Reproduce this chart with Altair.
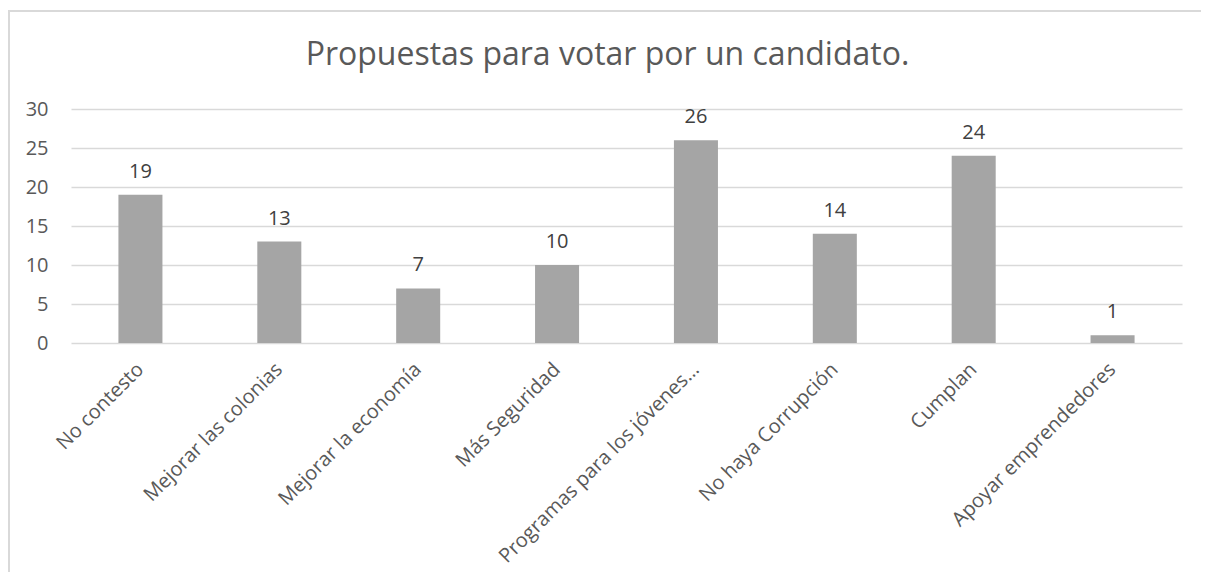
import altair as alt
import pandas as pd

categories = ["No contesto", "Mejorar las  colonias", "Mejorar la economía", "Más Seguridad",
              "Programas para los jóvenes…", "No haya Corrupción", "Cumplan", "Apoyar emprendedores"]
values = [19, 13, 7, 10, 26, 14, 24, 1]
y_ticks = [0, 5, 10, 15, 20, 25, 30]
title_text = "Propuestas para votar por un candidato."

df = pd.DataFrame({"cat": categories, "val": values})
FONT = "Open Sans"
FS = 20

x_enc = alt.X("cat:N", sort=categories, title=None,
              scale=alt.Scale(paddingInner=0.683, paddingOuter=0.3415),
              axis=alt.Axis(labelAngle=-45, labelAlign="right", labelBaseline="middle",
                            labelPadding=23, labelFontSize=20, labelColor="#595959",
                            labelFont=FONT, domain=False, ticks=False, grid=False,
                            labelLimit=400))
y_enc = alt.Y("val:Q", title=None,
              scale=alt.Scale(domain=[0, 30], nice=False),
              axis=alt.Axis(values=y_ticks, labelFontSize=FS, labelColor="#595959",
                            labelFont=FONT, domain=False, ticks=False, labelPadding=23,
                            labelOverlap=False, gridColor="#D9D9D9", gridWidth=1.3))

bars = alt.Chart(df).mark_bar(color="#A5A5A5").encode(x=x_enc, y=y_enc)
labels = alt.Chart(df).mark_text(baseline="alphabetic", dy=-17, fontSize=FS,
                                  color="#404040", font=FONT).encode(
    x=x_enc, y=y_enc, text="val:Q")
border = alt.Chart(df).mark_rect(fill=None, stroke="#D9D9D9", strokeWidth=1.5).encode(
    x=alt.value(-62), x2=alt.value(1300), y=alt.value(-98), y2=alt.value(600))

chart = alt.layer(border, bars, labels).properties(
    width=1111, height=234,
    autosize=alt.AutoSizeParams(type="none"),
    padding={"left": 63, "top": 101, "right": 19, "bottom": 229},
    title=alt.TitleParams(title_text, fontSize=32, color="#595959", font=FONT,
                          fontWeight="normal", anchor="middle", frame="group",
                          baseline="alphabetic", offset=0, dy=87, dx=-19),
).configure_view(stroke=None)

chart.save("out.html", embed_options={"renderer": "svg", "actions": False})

• Problem details:
Transcribe the material as is, with images omitted.

• The response:
Reproduce this chart with Altair.
import altair as alt
import pandas as pd

categories = ["No contesto", "Mejorar las  colonias", "Mejorar la economía", "Más Seguridad",
              "Programas para los jóvenes…", "No haya Corrupción", "Cumplan", "Apoyar emprendedores"]
values = [19, 13, 7, 10, 26, 14, 24, 1]
y_ticks = [0, 5, 10, 15, 20, 25, 30]
title_text = "Propuestas para votar por un candidato."

df = pd.DataFrame({"cat": categories, "val": values})
FONT = "Open Sans"
FS = 20

x_enc = alt.X("cat:N", sort=categories, title=None,
              scale=alt.Scale(paddingInner=0.683, paddingOuter=0.3415),
              axis=alt.Axis(labelAngle=-45, labelAlign="right", labelBaseline="middle",
                            labelPadding=23, labelFontSize=20, labelColor="#595959",
                            labelFont=FONT, domain=False, ticks=False, grid=False,
                            labelLimit=400))
y_enc = alt.Y("val:Q", title=None,
              scale=alt.Scale(domain=[0, 30], nice=False),
              axis=alt.Axis(values=y_ticks, labelFontSize=FS, labelColor="#595959",
                            labelFont=FONT, domain=False, ticks=False, labelPadding=23,
                            labelOverlap=False, gridColor="#D9D9D9", gridWidth=1.3))

bars = alt.Chart(df).mark_bar(color="#A5A5A5").encode(x=x_enc, y=y_enc)
labels = alt.Chart(df).mark_text(baseline="alphabetic", dy=-17, fontSize=FS,
                                  color="#404040", font=FONT).encode(
    x=x_enc, y=y_enc, text="val:Q")
border = alt.Chart(df).mark_rect(fill=None, stroke="#D9D9D9", strokeWidth=1.5).encode(
    x=alt.value(-62), x2=alt.value(1300), y=alt.value(-98), y2=alt.value(600))

chart = alt.layer(border, bars, labels).properties(
    width=1111, height=234,
    autosize=alt.AutoSizeParams(type="none"),
    padding={"left": 63, "top": 101, "right": 19, "bottom": 229},
    title=alt.TitleParams(title_text, fontSize=32, color="#595959", font=FONT,
                          fontWeight="normal", anchor="middle", frame="group",
                          baseline="alphabetic", offset=0, dy=87, dx=-19),
).configure_view(stroke=None)

chart.save("out.html", embed_options={"renderer": "svg", "actions": False})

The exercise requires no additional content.